If your audience includes advanced students, explain that the incompressible form of Cp works best at low Mach numbers, typically when compressibility effects are modest. For higher Mach, corrections and full compressible relations become important. You can also discuss Reynolds number dependence: as Reynolds number changes, transition location and boundary-layer behavior alter the Cp recovery profile, especially near aft sections. In separated flow, pressure plateaus can appear, and the classical smooth recovery shape may break down. Mentioning these caveats helps prevent overgeneralization from one test condition.

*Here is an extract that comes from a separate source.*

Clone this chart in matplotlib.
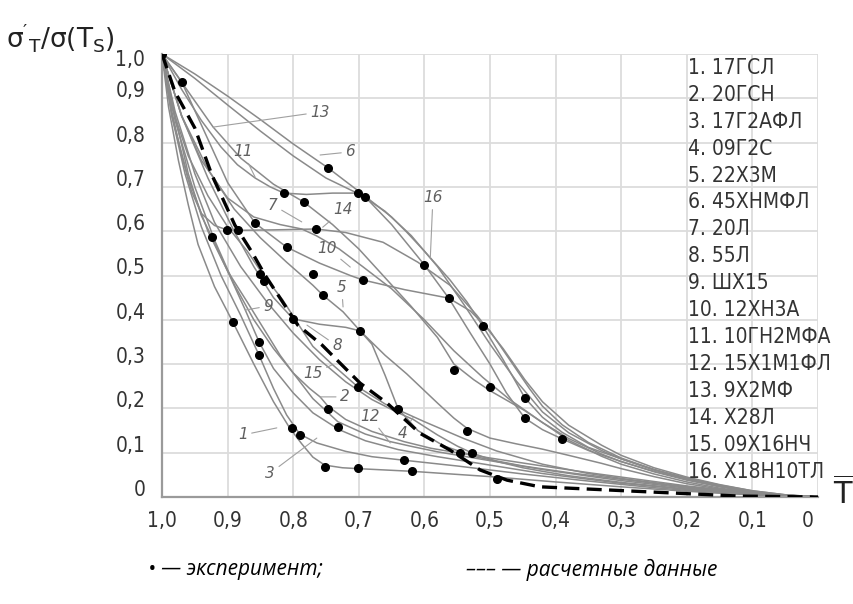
import numpy as np
import matplotlib
matplotlib.use('Agg')
import matplotlib.pyplot as plt
from matplotlib.transforms import ScaledTranslation

# curves: (T, sigma'/sigma) pairs
s1 = [(1, 1), (0.99, 0.88), (0.975, 0.76), (0.96, 0.66), (0.945, 0.57), (0.92, 0.475), (0.892, 0.395),
      (0.86, 0.30), (0.83, 0.215), (0.805, 0.155), (0.787, 0.12), (0.77, 0.09), (0.752, 0.072),
      (0.725, 0.066), (0.701, 0.064), (0.66, 0.061), (0.619, 0.058), (0.55, 0.051), (0.5, 0.046),
      (0.4, 0.034), (0.3, 0.023), (0.2, 0.013), (0.1, 0.005), (0, 0)]
s2 = [(1, 1), (0.98, 0.85), (0.95, 0.70), (0.92, 0.58), (0.89, 0.48), (0.86, 0.40), (0.83, 0.335),
      (0.80, 0.28), (0.775, 0.245), (0.759, 0.226), (0.747, 0.205), (0.72, 0.175), (0.68, 0.148),
      (0.631, 0.125), (0.59, 0.11), (0.546, 0.099), (0.5, 0.088), (0.46, 0.079), (0.42, 0.07),
      (0.35, 0.055), (0.3, 0.045), (0.2, 0.025), (0.1, 0.009), (0, 0)]
s3 = [(1, 1), (0.985, 0.86), (0.965, 0.73), (0.94, 0.61), (0.91, 0.50), (0.88, 0.41), (0.852, 0.32),
      (0.83, 0.245), (0.81, 0.185), (0.79, 0.142), (0.764, 0.122), (0.72, 0.103), (0.68, 0.091),
      (0.631, 0.083), (0.55, 0.07), (0.45, 0.052), (0.35, 0.036), (0.25, 0.021), (0.15, 0.009),
      (0.07, 0.003), (0, 0)]
s4 = [(1, 1), (0.98, 0.87), (0.95, 0.73), (0.92, 0.62), (0.88, 0.52), (0.84, 0.44), (0.80, 0.37),
      (0.76, 0.31), (0.72, 0.26), (0.68, 0.22), (0.64, 0.19), (0.617, 0.175), (0.58, 0.14),
      (0.55, 0.115), (0.527, 0.099), (0.489, 0.08), (0.45, 0.066), (0.42, 0.058), (0.38, 0.048),
      (0.3, 0.033), (0.2, 0.018), (0.1, 0.007), (0, 0)]
s5 = [(1, 1), (0.97, 0.86), (0.93, 0.74), (0.89, 0.65), (0.85, 0.585), (0.81, 0.53), (0.77, 0.478),
      (0.755, 0.456), (0.724, 0.418), (0.698, 0.375), (0.66, 0.32), (0.627, 0.278), (0.58, 0.212),
      (0.555, 0.178), (0.535, 0.155), (0.5, 0.133), (0.46, 0.12), (0.42, 0.108), (0.38, 0.094),
      (0.33, 0.076), (0.3, 0.064), (0.25, 0.046), (0.2, 0.03), (0.15, 0.018), (0.1, 0.009),
      (0.05, 0.003), (0, 0)]
s6 = [(1, 1), (0.95, 0.955), (0.9, 0.905), (0.85, 0.852), (0.8, 0.797), (0.747, 0.743), (0.70, 0.69),
      (0.65, 0.632), (0.627, 0.598), (0.6, 0.555), (0.561, 0.49), (0.535, 0.44), (0.511, 0.386),
      (0.48, 0.31), (0.447, 0.224), (0.42, 0.18), (0.39, 0.146), (0.35, 0.112), (0.3, 0.086),
      (0.25, 0.062), (0.2, 0.043), (0.15, 0.027), (0.1, 0.014), (0.05, 0.005), (0, 0)]
s7 = [(1, 1), (0.97, 0.86), (0.94, 0.76), (0.9, 0.675), (0.86, 0.632), (0.82, 0.615), (0.787, 0.605),
      (0.765, 0.59), (0.73, 0.56), (0.694, 0.52), (0.65, 0.47), (0.6, 0.40), (0.555, 0.33),
      (0.511, 0.27), (0.47, 0.22), (0.42, 0.168), (0.38, 0.128), (0.33, 0.092), (0.3, 0.074),
      (0.25, 0.052), (0.2, 0.034), (0.15, 0.02), (0.1, 0.01), (0.05, 0.003), (0, 0)]
s8 = [(1, 1), (0.97, 0.86), (0.93, 0.72), (0.89, 0.60), (0.86, 0.52), (0.83, 0.45), (0.80, 0.402),
      (0.76, 0.39), (0.72, 0.383), (0.698, 0.375), (0.68, 0.345), (0.66, 0.275), (0.64, 0.199),
      (0.61, 0.15), (0.57, 0.115), (0.52, 0.09), (0.45, 0.07), (0.38, 0.055), (0.3, 0.04),
      (0.2, 0.022), (0.1, 0.008), (0, 0)]
s9 = [(1, 1), (0.98, 0.86), (0.96, 0.73), (0.94, 0.635), (0.924, 0.587), (0.9, 0.51), (0.873, 0.422),
      (0.852, 0.35), (0.83, 0.29), (0.80, 0.235), (0.77, 0.19), (0.73, 0.152), (0.69, 0.127),
      (0.64, 0.107), (0.58, 0.091), (0.5, 0.072), (0.42, 0.053), (0.35, 0.04), (0.3, 0.031),
      (0.2, 0.017), (0.1, 0.006), (0, 0)]
s10 = [(1, 1), (0.97, 0.937), (0.94, 0.84), (0.9, 0.71), (0.858, 0.618), (0.81, 0.564), (0.76, 0.528),
       (0.713, 0.50), (0.694, 0.49), (0.63, 0.468), (0.563, 0.449), (0.53, 0.42), (0.50, 0.375),
       (0.47, 0.31), (0.44, 0.245), (0.42, 0.205), (0.39, 0.163), (0.35, 0.123), (0.3, 0.088),
       (0.25, 0.062), (0.2, 0.041), (0.15, 0.025), (0.1, 0.012), (0.05, 0.004), (0, 0)]
s11 = [(1, 1), (0.97, 0.92), (0.94, 0.85), (0.91, 0.79), (0.885, 0.75), (0.858, 0.72), (0.835, 0.70),
       (0.814, 0.686), (0.78, 0.683), (0.74, 0.686), (0.701, 0.686), (0.66, 0.645), (0.62, 0.59),
       (0.58, 0.52), (0.54, 0.435), (0.50, 0.345), (0.46, 0.262), (0.42, 0.192), (0.38, 0.145),
       (0.33, 0.105), (0.3, 0.086), (0.25, 0.061), (0.2, 0.041), (0.15, 0.025), (0.1, 0.012),
       (0.05, 0.004), (0, 0)]
s12 = [(1, 1), (0.985, 0.86), (0.96, 0.72), (0.93, 0.60), (0.9, 0.51), (0.87, 0.44), (0.845, 0.38),
       (0.82, 0.32), (0.80, 0.28), (0.77, 0.222), (0.732, 0.17), (0.69, 0.142), (0.652, 0.125),
       (0.619, 0.114), (0.58, 0.102), (0.5, 0.082), (0.42, 0.062), (0.35, 0.047), (0.3, 0.037),
       (0.2, 0.02), (0.1, 0.007), (0, 0)]
s13 = [(1, 1), (0.96, 0.915), (0.922, 0.835), (0.88, 0.765), (0.83, 0.706), (0.784, 0.666),
       (0.74, 0.615), (0.70, 0.56), (0.663, 0.50), (0.62, 0.43), (0.58, 0.36), (0.555, 0.30),
       (0.525, 0.265), (0.50, 0.24), (0.447, 0.195), (0.42, 0.168), (0.38, 0.132), (0.33, 0.097),
       (0.3, 0.08), (0.25, 0.057), (0.2, 0.038), (0.15, 0.023), (0.1, 0.011), (0.05, 0.004), (0, 0)]
s14 = [(1, 1), (0.985, 0.87), (0.97, 0.77), (0.955, 0.69), (0.94, 0.64), (0.92, 0.613), (0.901, 0.603),
       (0.884, 0.602), (0.83, 0.603), (0.765, 0.605), (0.72, 0.597), (0.663, 0.575), (0.61, 0.53),
       (0.561, 0.478), (0.52, 0.41), (0.48, 0.335), (0.447, 0.265), (0.42, 0.215), (0.38, 0.162),
       (0.33, 0.117), (0.3, 0.094), (0.25, 0.066), (0.2, 0.045), (0.15, 0.028), (0.1, 0.014),
       (0.05, 0.005), (0, 0)]
s15 = [(1, 1), (0.985, 0.88), (0.96, 0.77), (0.93, 0.68), (0.9, 0.61), (0.87, 0.555), (0.845, 0.50),
       (0.816, 0.445), (0.79, 0.385), (0.77, 0.34), (0.741, 0.30), (0.701, 0.248), (0.66, 0.21),
       (0.6, 0.17), (0.54, 0.132), (0.49, 0.104), (0.42, 0.074), (0.35, 0.053), (0.3, 0.042),
       (0.2, 0.023), (0.1, 0.008), (0, 0)]
s16 = [(1, 1), (0.95, 0.945), (0.9, 0.885), (0.85, 0.826), (0.8, 0.77), (0.75, 0.72), (0.69, 0.677),
       (0.65, 0.615), (0.6, 0.524), (0.563, 0.449), (0.53, 0.37), (0.50, 0.30), (0.475, 0.235),
       (0.447, 0.178), (0.42, 0.152), (0.39, 0.131), (0.35, 0.105), (0.3, 0.08), (0.25, 0.058),
       (0.2, 0.04), (0.15, 0.024), (0.1, 0.012), (0.05, 0.004), (0, 0)]

# calculated curve (dashed)
calc_x = [1.0, 0.98, 0.95, 0.924, 0.889, 0.863, 0.843, 0.828, 0.793, 0.756, 0.721, 0.698, 0.657,
          0.607, 0.561, 0.515, 0.474, 0.424, 0.322, 0.221, 0.119, 0.0]
calc_y = [1.0, 0.914, 0.833, 0.727, 0.614, 0.553, 0.501, 0.467, 0.388, 0.343, 0.291, 0.257, 0.212,
          0.144, 0.106, 0.061, 0.038, 0.023, 0.016, 0.009, 0.002, 0.0]

# experiment points
exp_x = [1.0, 0.97, 0.747, 0.814, 0.784, 0.701, 0.69, 0.858, 0.901, 0.884, 0.924, 0.765, 0.81, 0.60,
         0.694, 0.77, 0.851, 0.845, 0.755, 0.563, 0.892, 0.80, 0.698, 0.852, 0.852, 0.511, 0.555,
         0.50, 0.447, 0.447, 0.701, 0.747, 0.64, 0.732, 0.802, 0.79, 0.535, 0.546, 0.527, 0.631,
         0.619, 0.752, 0.701, 0.489, 0.39]
exp_y = [1.0, 0.937, 0.743, 0.686, 0.666, 0.686, 0.677, 0.618, 0.603, 0.603, 0.587, 0.605, 0.564,
         0.524, 0.49, 0.503, 0.503, 0.488, 0.456, 0.449, 0.395, 0.402, 0.375, 0.35, 0.32, 0.386,
         0.287, 0.249, 0.224, 0.178, 0.248, 0.199, 0.199, 0.158, 0.156, 0.14, 0.149, 0.099, 0.099,
         0.083, 0.059, 0.068, 0.065, 0.041, 0.131]

steel_names = ['17ГСЛ', '20ГСН', '17Г2АФЛ', '09Г2С', '22Х3М', '45ХНМФЛ', '20Л', '55Л', 'ШХ15',
               '12ХН3А', '10ГН2МФА', '15Х1М1ФЛ', '9Х2МФ', 'Х28Л', '09Х16НЧ', 'Х18Н10ТЛ']

# curve numbers on the plot and where their leader lines touch
num_x = [0.877, 0.721, 0.835, 0.633, 0.726, 0.713, 0.831, 0.733, 0.838, 0.748, 0.877, 0.683,
         0.759, 0.724, 0.770, 0.587]
num_y = [0.140, 0.226, 0.054, 0.144, 0.472, 0.779, 0.659, 0.341, 0.431, 0.562, 0.779, 0.181,
         0.869, 0.648, 0.278, 0.675]
lead_x = [0.825, 0.759, 0.764, 0.617, 0.724, 0.759, 0.787, 0.779, 0.873, 0.713, 0.858, 0.652,
          0.922, 0.755, 0.741, 0.591]
lead_y = [0.156, 0.226, 0.133, 0.180, 0.429, 0.772, 0.621, 0.388, 0.422, 0.519, 0.722, 0.122,
          0.835, 0.609, 0.298, 0.540]

ticks = np.round(np.arange(0, 1.01, 0.1), 1)
tick_labels = ['0', '0,1', '0,2', '0,3', '0,4', '0,5', '0,6', '0,7', '0,8', '0,9', '1,0']

W, H = 854, 604
narrow = dict(family='DejaVu Sans', fontstretch='condensed', fontweight='light')

fig = plt.figure(figsize=(W / 100, H / 100), dpi=100)
ax = fig.add_axes([162 / W, 1 - 497 / H, 656 / W, 443 / H])

curves = [s1, s2, s3, s4, s5, s6, s7, s8, s9, s10, s11, s12, s13, s14, s15, s16]
for s in curves:
    x, y = zip(*s)
    ax.plot(x, y, color='#8a8a8a', lw=1.1, zorder=2, solid_joinstyle='round')

ax.plot(calc_x, calc_y, color='black', lw=2.4, dashes=(4.5, 2.2), zorder=3)
ax.plot(exp_x, exp_y, 'o', color='black', ms=5.5, zorder=4)

for i in range(16):
    ax.annotate(str(i + 1), xy=(lead_x[i], lead_y[i]), xytext=(num_x[i], num_y[i]),
                fontsize=11, style='italic', color='#606060', ha='center', va='center',
                arrowprops=dict(arrowstyle='-', color='#a0a0a0', lw=0.8, shrinkA=1, shrinkB=0),
                zorder=2)

ax.set_xlim(1, 0)
ax.set_ylim(0, 1)
ax.set_xticks(ticks)
ax.set_xticklabels(tick_labels, fontsize=15, color='#333333', **narrow)
ax.set_yticks(ticks)
ax.set_yticklabels(tick_labels, fontsize=15, color='#333333', **narrow)
ax.tick_params(length=0)
ax.tick_params(axis='x', pad=10)
ax.tick_params(axis='y', pad=12)
ax.grid(True, color='#dcdcdc', lw=1.3)
ax.set_axisbelow(True)
for side in ['top', 'right']:
    ax.spines[side].set_visible(False)
for side in ['left', 'bottom']:
    ax.spines[side].set_color('#9a9a9a')
    ax.spines[side].set_linewidth(1.6)

# hand placed labels sit a little above their grid lines
for lab, v in zip(ax.get_yticklabels(), ticks):
    dy = -4 if v == 1.0 else 9
    lab.set_transform(lab.get_transform() + ScaledTranslation(0, dy / 100, fig.dpi_scale_trans))
xl = ax.get_xticklabels()
xl[0].set_transform(xl[0].get_transform() + ScaledTranslation(-10 / 100, 0, fig.dpi_scale_trans))

# axis titles
fig.text(6 / W, 1 - 38 / H, r"$\mathregular{\sigma'_T/\sigma(T_S)}$", fontsize=19,
         va='center', ha='left', color='#222222')
fig.text(843 / W, 1 - 494 / H, r"$\overline{\mathrm{T}}$", fontsize=22, va='center', ha='center',
         color='#222222')

# list of steels
for i, name in enumerate(steel_names):
    fig.text(688 / W, 1 - (68 + i * 26.9) / H, f'{i + 1}. {name}', fontsize=15,
             color='#333333', va='center', ha='left', **narrow)

# notes under the chart
fig.text(148 / W, 1 - 570 / H, '\u2022 \u2014 эксперимент;', family=['Open Sans', 'DejaVu Sans'],
         style='italic', fontsize=15, va='center', ha='left')
fig.text(466 / W, 1 - 570 / H, '\u2013\u2013\u2013 \u2014 расчетные данные',
         family=['Open Sans', 'DejaVu Sans'], style='italic', fontsize=15, va='center', ha='left')

fig.savefig('out.png', dpi=100)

For serious tutorials, consider plotting upper and lower surfaces separately. Then, if you have enough data quality, numerically integrate pressure difference over chord to estimate sectional lift coefficient trends. Even a simple trapezoidal integration demo can make your video stand out because viewers see the bridge from local pressure physics to integrated aerodynamic force.

Final Practical Takeaway

To calculate pressure coefficient for an airfoil effectively and present it on YouTube, do three things right every time: use correct reference conditions, compute Cp consistently at each x/c point, and explain the plotted shape in physical terms. The calculator on this page gives you a fast workflow for all three. Treat the numbers as a story about acceleration, suction, pressure recovery, and lift generation, and your educational content will be both technically accurate and highly watchable.

Educational note: values in representative tables are suitable for instructional comparison and should be validated against your specific geometry, Reynolds number, roughness condition, and measurement setup.